Sin embargo cuando la obstinación envuelve las emociones que invaden el ámbito diplomático, tienden a desvirtuarse formas que son necesarias a los fines de preservar el carácter recíproco por el cual se valora el Derecho Diplomático. Asimismo, se enrarecen la vías políticas que atribuyen sentido a la diferencia que reina entre las acepciones de Política Exterior, Diplomacia y Derecho Diplomático. Su confusión, acarrea serias consecuencias al Derecho Internacional el cual pauta necesarios acuerdos y negociaciones entre Estado-Naciones.

El cuadro que vive el continente americano, de cara a los múltiples cambios que están produciéndose, plantea una diplomacia acorde con exigencias de estratégica condición política. Precisamente la situación que ahora caracteriza a Venezuela, en el fragor de la grave crisis política que padece, y que arrastra otras crisis de tipo económico y social, demanda una diplomacia que haga concordar un discurso de presuntuoso interpretación con una realidad de exasperada situación. No obstante más pudo la pobreza intelectual y cultural al primar el nombramiento de la actual canciller de la República, que la necesidad inminente de contar con una personalidad preparada en materia diplomática que supiese manejarse ante las normas y usos conexos que rigen las relaciones formales entre los Estados, y de estos con otros sujetos del Derecho Internacional. He ahí el problema toda vez que hay quienes en materia diplomática se entregan a hablar de cosas, de gente. Pero no tienen la capacidad para hablar de ideas. Quizás, porque carecen de ellas.

Ese ha sido y sigue siendo el problema que, reiteradamente, ha puesto en ridículo a Venezuela cada vez que organismos internacionales, como es el caso de la Organización de Estados Americanos, requieren de la asistencia o presencia de la representación “diplomática” del país ante ineludibles convocatorias. Lo que recién se vivió en Washington, en el Consejo Permanente de esa organización, luce difícil de calificar toda vez que el papel de la representante por Venezuela, no atinó a actuar con la moderación y cordura que el encuentro motivaba. El estilo ramplón de la forzada “diplomática”, deslució más que de costumbre pues no sólo quiso desconocer el objeto del llamado institucional. Sino que además, pretendió desconocer altaneramente el orden según el cual se establecía la agenda de la reunión. Tanto así, que le fue elevado un reclamo dada la confusión que su intervención avivó y que no llegó a advertir. Al punto, que su retorno al país motivó una campaña con tal grado de desinformación, que la cúpula gubernamental la aprovechó para torcer la esencia del referido acontecimiento y manipularlo a su entero antojo deformando de esa manera, verdades y realidades.

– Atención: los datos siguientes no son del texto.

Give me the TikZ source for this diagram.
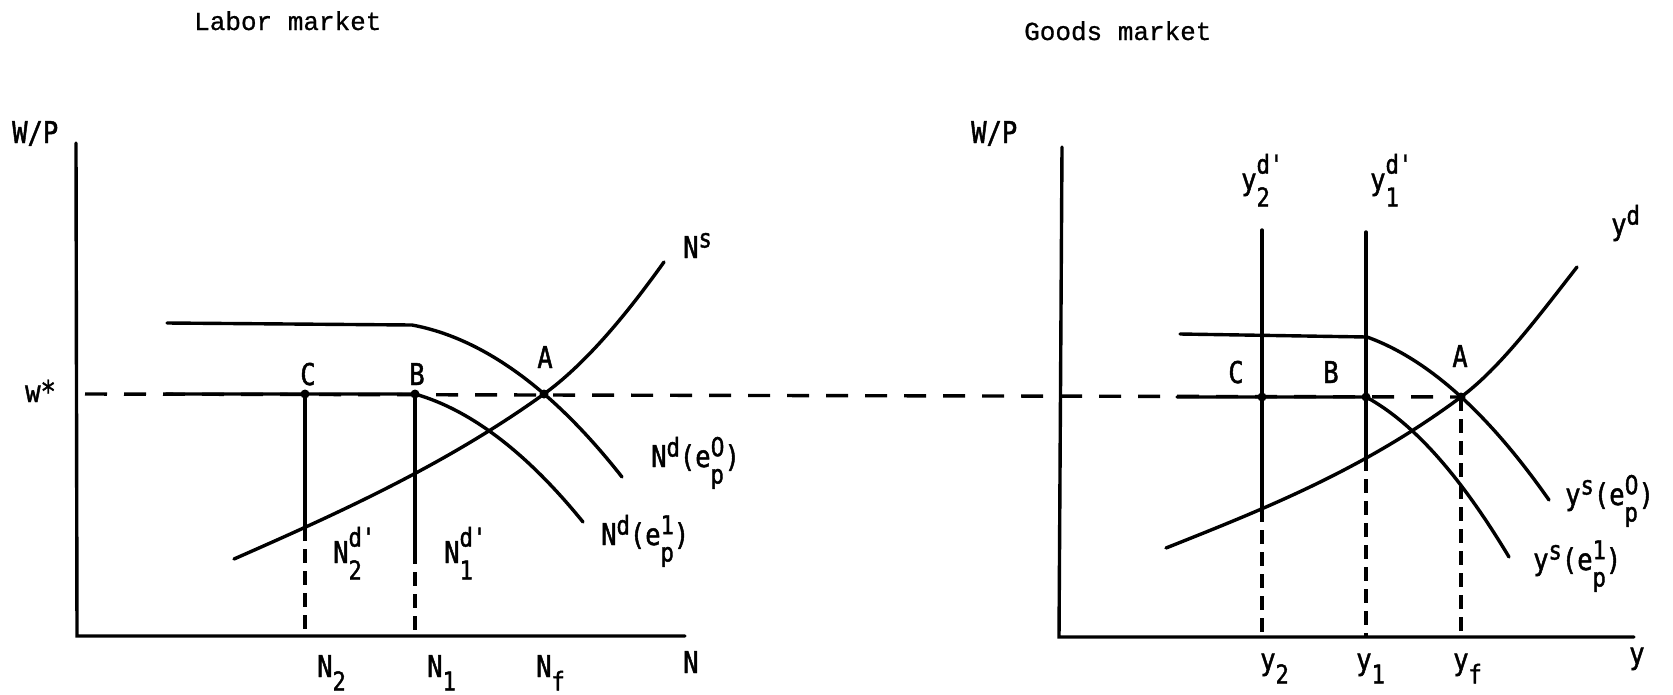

La resonancia de la intervención de la canciller venezolana en la OEA, no sólo puede calificarse como la apología de la desfachatez. También, como un elogio a la locura ideológica encauzada por la involución que ha retraído el desarrollo del país en concordancia con la ineptitud y codicia de sus gobernantes. Las incoherencias expuestas en nombre de la “diplomacia socialista”, repercutieron espantosamente en el discurrir de un continente que, políticamente, viene zafándose de trampas populistas que, sobre naciones con historiales de democracia, tramó la tirantez de proyectos totalitarios que han pretendido desplazar las libertades y derechos humanos para sustituirlos por verticalismos propios de despotismos militaristas. Con la vergüenza del caso, eso fue lo que terminó llamándose: el efecto “Delcy”.